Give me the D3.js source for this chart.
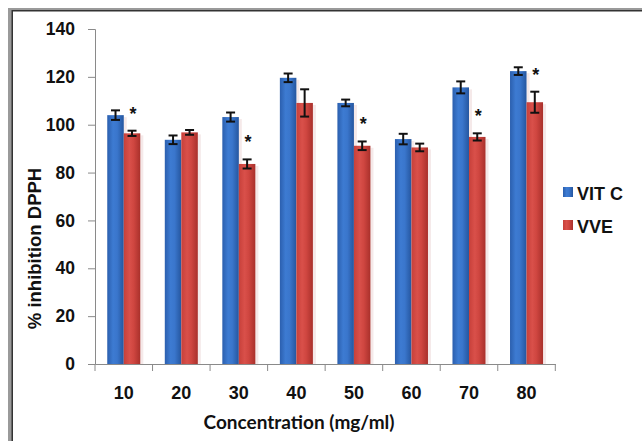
<!DOCTYPE html>
<html><head><meta charset="utf-8">
<script src="https://cdn.jsdelivr.net/npm/d3@7/dist/d3.min.js"></script>
<style>html,body{margin:0;padding:0;background:#fff;}svg{display:block;}</style>
</head><body>
<script>
const categories = ["10","20","30","40","50","60","70","80"];
const seriesNames = ["VIT C","VVE"];
const vitC = [104, 93.7, 103.2, 119.6, 109.1, 94, 115.6, 122.4];
const vitCErr = [2, 1.8, 1.9, 1.8, 1.4, 2.2, 2.5, 1.6];
const vve = [96.4, 96.8, 83.6, 109.1, 91.2, 90.5, 94.9, 109.4];
const vveErr = [1.1, 1.0, 1.9, 5.7, 1.8, 1.6, 1.5, 4.4];
const significant = [true, false, true, false, true, false, true, true];
const yTicks = [0,20,40,60,80,100,120,140];

const W = 642, H = 441;
const svg = d3.select("body").append("svg").attr("width", W).attr("height", H);
const defs = svg.append("defs");
function grad(id, stops){
  const g = defs.append("linearGradient").attr("id", id).attr("x1","0").attr("x2","1").attr("y1","0").attr("y2","0");
  stops.forEach(s => g.append("stop").attr("offset", s[0]).attr("stop-color", s[1]));
}
grad("gBlue", [[0,"#2b5fae"],[0.35,"#3d7bd2"],[0.6,"#3a76cc"],[1,"#25569f"]]);
grad("gRed", [[0,"#c7403a"],[0.35,"#d9504a"],[0.6,"#cf4640"],[1,"#a9302b"]]);

// frame
svg.append("rect").attr("x",0).attr("y",0).attr("width",W).attr("height",H).attr("fill","#fff");
svg.append("rect").attr("x",8).attr("y",8).attr("width",W-8).attr("height",3).attr("fill","#9a9a9a");
svg.append("rect").attr("x",8).attr("y",10).attr("width",W-8).attr("height",1.5).attr("fill","#333");
svg.append("rect").attr("x",8).attr("y",8).attr("width",4).attr("height",H-8).attr("fill","#9a9a9a");
svg.append("rect").attr("x",11.5).attr("y",10).attr("width",1.5).attr("height",H-10).attr("fill","#333");

const x0 = 95, x1 = 555.3, yTop = 29, yBot = 364;
const x = d3.scaleBand().domain(categories).range([x0, x1]).paddingInner(0.426).paddingOuter(0.213);
const xs = d3.scaleBand().domain(seriesNames).range([0, x.bandwidth()]);
const y = d3.scaleLinear().domain([0, 140]).range([yBot, yTop]);
const xTickScale = d3.scaleBand().domain(categories).range([x0, x1]);

// y axis
const yAxis = svg.append("g").attr("transform", `translate(${x0},0)`)
  .call(d3.axisLeft(y).tickValues(yTicks).tickSize(7).tickPadding(13).tickFormat(d3.format("d")));
yAxis.select(".domain").attr("stroke","#8a8a8a");
yAxis.selectAll(".tick line").attr("stroke","#8a8a8a");
yAxis.selectAll("text").attr("font-family","Liberation Sans, Arial, sans-serif").attr("font-weight","bold")
  .attr("font-size",17.5).attr("fill","#111");

// x axis
const xAxisG = svg.append("g").attr("transform", `translate(0,${yBot})`)
  .call(d3.axisBottom(x).tickSize(0).tickPadding(22));
xAxisG.select(".domain").attr("stroke","#8a8a8a");
xAxisG.selectAll("text").attr("font-family","Liberation Sans, Arial, sans-serif").attr("font-weight","bold")
  .attr("font-size",18).attr("fill","#111");
// boundary ticks
const bounds = categories.map(c => xTickScale(c)).concat([x1]);
svg.append("g").selectAll("line").data(bounds).join("line")
  .attr("x1", d=>d).attr("x2", d=>d).attr("y1", yBot).attr("y2", yBot+7)
  .attr("stroke","#8a8a8a");

// bars
const data = categories.map((c,i)=>({c, vals:[
  {s:"VIT C", v:vitC[i], e:vitCErr[i], fill:"url(#gBlue)"},
  {s:"VVE", v:vve[i], e:vveErr[i], fill:"url(#gRed)"}], sig:significant[i], i}));
const groups = svg.append("g").selectAll("g").data(data).join("g")
  .attr("transform", d=>`translate(${x(d.c)},0)`);
// shadows
groups.selectAll("rect.sh").data(d=>d.vals).join("rect").attr("class","sh")
  .attr("x", d=>xs(d.s)+xs.bandwidth()).attr("y", d=>y(d.v)+2).attr("width",3)
  .attr("height", d=>yBot-y(d.v)-2).attr("fill","#f3e3e3").attr("opacity",0.8);
groups.selectAll("rect.bar").data(d=>d.vals).join("rect").attr("class","bar")
  .attr("x", d=>xs(d.s)).attr("y", d=>y(d.v)).attr("width", xs.bandwidth())
  .attr("height", d=>yBot-y(d.v)).attr("fill", d=>d.fill);
// error bars
const eb = groups.selectAll("g.eb").data(d=>d.vals).join("g").attr("class","eb")
  .attr("transform", d=>`translate(${xs(d.s)+xs.bandwidth()/2},0)`);
eb.append("line").attr("x1",0).attr("x2",0).attr("y1",d=>y(d.v+d.e)).attr("y2",d=>y(d.v-d.e))
  .attr("stroke","#111").attr("stroke-width",2);
eb.append("line").attr("x1",-4.5).attr("x2",4.5).attr("y1",d=>y(d.v+d.e)).attr("y2",d=>y(d.v+d.e))
  .attr("stroke","#111").attr("stroke-width",2);
eb.append("line").attr("x1",-4.5).attr("x2",4.5).attr("y1",d=>y(d.v-d.e)).attr("y2",d=>y(d.v-d.e))
  .attr("stroke","#111").attr("stroke-width",2);
// asterisks
groups.filter(d=>d.sig).append("text")
  .attr("x", xs("VVE")+xs.bandwidth()/2+1)
  .attr("y", d=>y(d.vals[1].v+d.vals[1].e)-11)
  .attr("text-anchor","middle").attr("font-family","Liberation Sans, Arial, sans-serif")
  .attr("font-weight","bold").attr("font-size",18).attr("fill","#111").text("*");

// axis titles
svg.append("text").attr("x",299).attr("y",429).attr("text-anchor","middle")
  .attr("font-family","Lato, 'Open Sans', sans-serif").attr("font-weight","bold").attr("font-size",19)
  .attr("fill","#111").text("Concentration (mg/ml)");
svg.append("text").attr("transform","translate(41,248.5) rotate(-90)").attr("text-anchor","middle")
  .attr("font-family","Liberation Sans, Arial, sans-serif").attr("font-weight","bold").attr("font-size",18.5)
  .attr("fill","#111").text("% inhibition DPPH");

// legend
const leg = svg.append("g").selectAll("g").data(seriesNames).join("g")
  .attr("transform",(d,i)=>`translate(563,${187+i*33})`);
leg.append("rect").attr("width",10).attr("height",10)
  .attr("fill",(d,i)=> i===0 ? "url(#gBlue)" : "url(#gRed)");
leg.append("text").attr("x",14).attr("y",12.5)
  .attr("font-family","Liberation Sans, Arial, sans-serif").attr("font-weight","bold").attr("font-size",18)
  .attr("fill","#111").text(d=>d);
</script>
</body></html>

========

[Requirements] Repeat the material above in full and exactly, omitting the pictures.

[Correct response]
Give me the D3.js source for this chart.
<!DOCTYPE html>
<html><head><meta charset="utf-8">
<script src="https://cdn.jsdelivr.net/npm/d3@7/dist/d3.min.js"></script>
<style>html,body{margin:0;padding:0;background:#fff;}svg{display:block;}</style>
</head><body>
<script>
const categories = ["10","20","30","40","50","60","70","80"];
const seriesNames = ["VIT C","VVE"];
const vitC = [104, 93.7, 103.2, 119.6, 109.1, 94, 115.6, 122.4];
const vitCErr = [2, 1.8, 1.9, 1.8, 1.4, 2.2, 2.5, 1.6];
const vve = [96.4, 96.8, 83.6, 109.1, 91.2, 90.5, 94.9, 109.4];
const vveErr = [1.1, 1.0, 1.9, 5.7, 1.8, 1.6, 1.5, 4.4];
const significant = [true, false, true, false, true, false, true, true];
const yTicks = [0,20,40,60,80,100,120,140];

const W = 642, H = 441;
const svg = d3.select("body").append("svg").attr("width", W).attr("height", H);
const defs = svg.append("defs");
function grad(id, stops){
  const g = defs.append("linearGradient").attr("id", id).attr("x1","0").attr("x2","1").attr("y1","0").attr("y2","0");
  stops.forEach(s => g.append("stop").attr("offset", s[0]).attr("stop-color", s[1]));
}
grad("gBlue", [[0,"#2b5fae"],[0.35,"#3d7bd2"],[0.6,"#3a76cc"],[1,"#25569f"]]);
grad("gRed", [[0,"#c7403a"],[0.35,"#d9504a"],[0.6,"#cf4640"],[1,"#a9302b"]]);

// frame
svg.append("rect").attr("x",0).attr("y",0).attr("width",W).attr("height",H).attr("fill","#fff");
svg.append("rect").attr("x",8).attr("y",8).attr("width",W-8).attr("height",3).attr("fill","#9a9a9a");
svg.append("rect").attr("x",8).attr("y",10).attr("width",W-8).attr("height",1.5).attr("fill","#333");
svg.append("rect").attr("x",8).attr("y",8).attr("width",4).attr("height",H-8).attr("fill","#9a9a9a");
svg.append("rect").attr("x",11.5).attr("y",10).attr("width",1.5).attr("height",H-10).attr("fill","#333");

const x0 = 95, x1 = 555.3, yTop = 29, yBot = 364;
const x = d3.scaleBand().domain(categories).range([x0, x1]).paddingInner(0.426).paddingOuter(0.213);
const xs = d3.scaleBand().domain(seriesNames).range([0, x.bandwidth()]);
const y = d3.scaleLinear().domain([0, 140]).range([yBot, yTop]);
const xTickScale = d3.scaleBand().domain(categories).range([x0, x1]);

// y axis
const yAxis = svg.append("g").attr("transform", `translate(${x0},0)`)
  .call(d3.axisLeft(y).tickValues(yTicks).tickSize(7).tickPadding(13).tickFormat(d3.format("d")));
yAxis.select(".domain").attr("stroke","#8a8a8a");
yAxis.selectAll(".tick line").attr("stroke","#8a8a8a");
yAxis.selectAll("text").attr("font-family","Liberation Sans, Arial, sans-serif").attr("font-weight","bold")
  .attr("font-size",17.5).attr("fill","#111");

// x axis
const xAxisG = svg.append("g").attr("transform", `translate(0,${yBot})`)
  .call(d3.axisBottom(x).tickSize(0).tickPadding(22));
xAxisG.select(".domain").attr("stroke","#8a8a8a");
xAxisG.selectAll("text").attr("font-family","Liberation Sans, Arial, sans-serif").attr("font-weight","bold")
  .attr("font-size",18).attr("fill","#111");
// boundary ticks
const bounds = categories.map(c => xTickScale(c)).concat([x1]);
svg.append("g").selectAll("line").data(bounds).join("line")
  .attr("x1", d=>d).attr("x2", d=>d).attr("y1", yBot).attr("y2", yBot+7)
  .attr("stroke","#8a8a8a");

// bars
const data = categories.map((c,i)=>({c, vals:[
  {s:"VIT C", v:vitC[i], e:vitCErr[i], fill:"url(#gBlue)"},
  {s:"VVE", v:vve[i], e:vveErr[i], fill:"url(#gRed)"}], sig:significant[i], i}));
const groups = svg.append("g").selectAll("g").data(data).join("g")
  .attr("transform", d=>`translate(${x(d.c)},0)`);
// shadows
groups.selectAll("rect.sh").data(d=>d.vals).join("rect").attr("class","sh")
  .attr("x", d=>xs(d.s)+xs.bandwidth()).attr("y", d=>y(d.v)+2).attr("width",3)
  .attr("height", d=>yBot-y(d.v)-2).attr("fill","#f3e3e3").attr("opacity",0.8);
groups.selectAll("rect.bar").data(d=>d.vals).join("rect").attr("class","bar")
  .attr("x", d=>xs(d.s)).attr("y", d=>y(d.v)).attr("width", xs.bandwidth())
  .attr("height", d=>yBot-y(d.v)).attr("fill", d=>d.fill);
// error bars
const eb = groups.selectAll("g.eb").data(d=>d.vals).join("g").attr("class","eb")
  .attr("transform", d=>`translate(${xs(d.s)+xs.bandwidth()/2},0)`);
eb.append("line").attr("x1",0).attr("x2",0).attr("y1",d=>y(d.v+d.e)).attr("y2",d=>y(d.v-d.e))
  .attr("stroke","#111").attr("stroke-width",2);
eb.append("line").attr("x1",-4.5).attr("x2",4.5).attr("y1",d=>y(d.v+d.e)).attr("y2",d=>y(d.v+d.e))
  .attr("stroke","#111").attr("stroke-width",2);
eb.append("line").attr("x1",-4.5).attr("x2",4.5).attr("y1",d=>y(d.v-d.e)).attr("y2",d=>y(d.v-d.e))
  .attr("stroke","#111").attr("stroke-width",2);
// asterisks
groups.filter(d=>d.sig).append("text")
  .attr("x", xs("VVE")+xs.bandwidth()/2+1)
  .attr("y", d=>y(d.vals[1].v+d.vals[1].e)-11)
  .attr("text-anchor","middle").attr("font-family","Liberation Sans, Arial, sans-serif")
  .attr("font-weight","bold").attr("font-size",18).attr("fill","#111").text("*");

// axis titles
svg.append("text").attr("x",299).attr("y",429).attr("text-anchor","middle")
  .attr("font-family","Lato, 'Open Sans', sans-serif").attr("font-weight","bold").attr("font-size",19)
  .attr("fill","#111").text("Concentration (mg/ml)");
svg.append("text").attr("transform","translate(41,248.5) rotate(-90)").attr("text-anchor","middle")
  .attr("font-family","Liberation Sans, Arial, sans-serif").attr("font-weight","bold").attr("font-size",18.5)
  .attr("fill","#111").text("% inhibition DPPH");

// legend
const leg = svg.append("g").selectAll("g").data(seriesNames).join("g")
  .attr("transform",(d,i)=>`translate(563,${187+i*33})`);
leg.append("rect").attr("width",10).attr("height",10)
  .attr("fill",(d,i)=> i===0 ? "url(#gBlue)" : "url(#gRed)");
leg.append("text").attr("x",14).attr("y",12.5)
  .attr("font-family","Liberation Sans, Arial, sans-serif").attr("font-weight","bold").attr("font-size",18)
  .attr("fill","#111").text(d=>d);
</script>
</body></html>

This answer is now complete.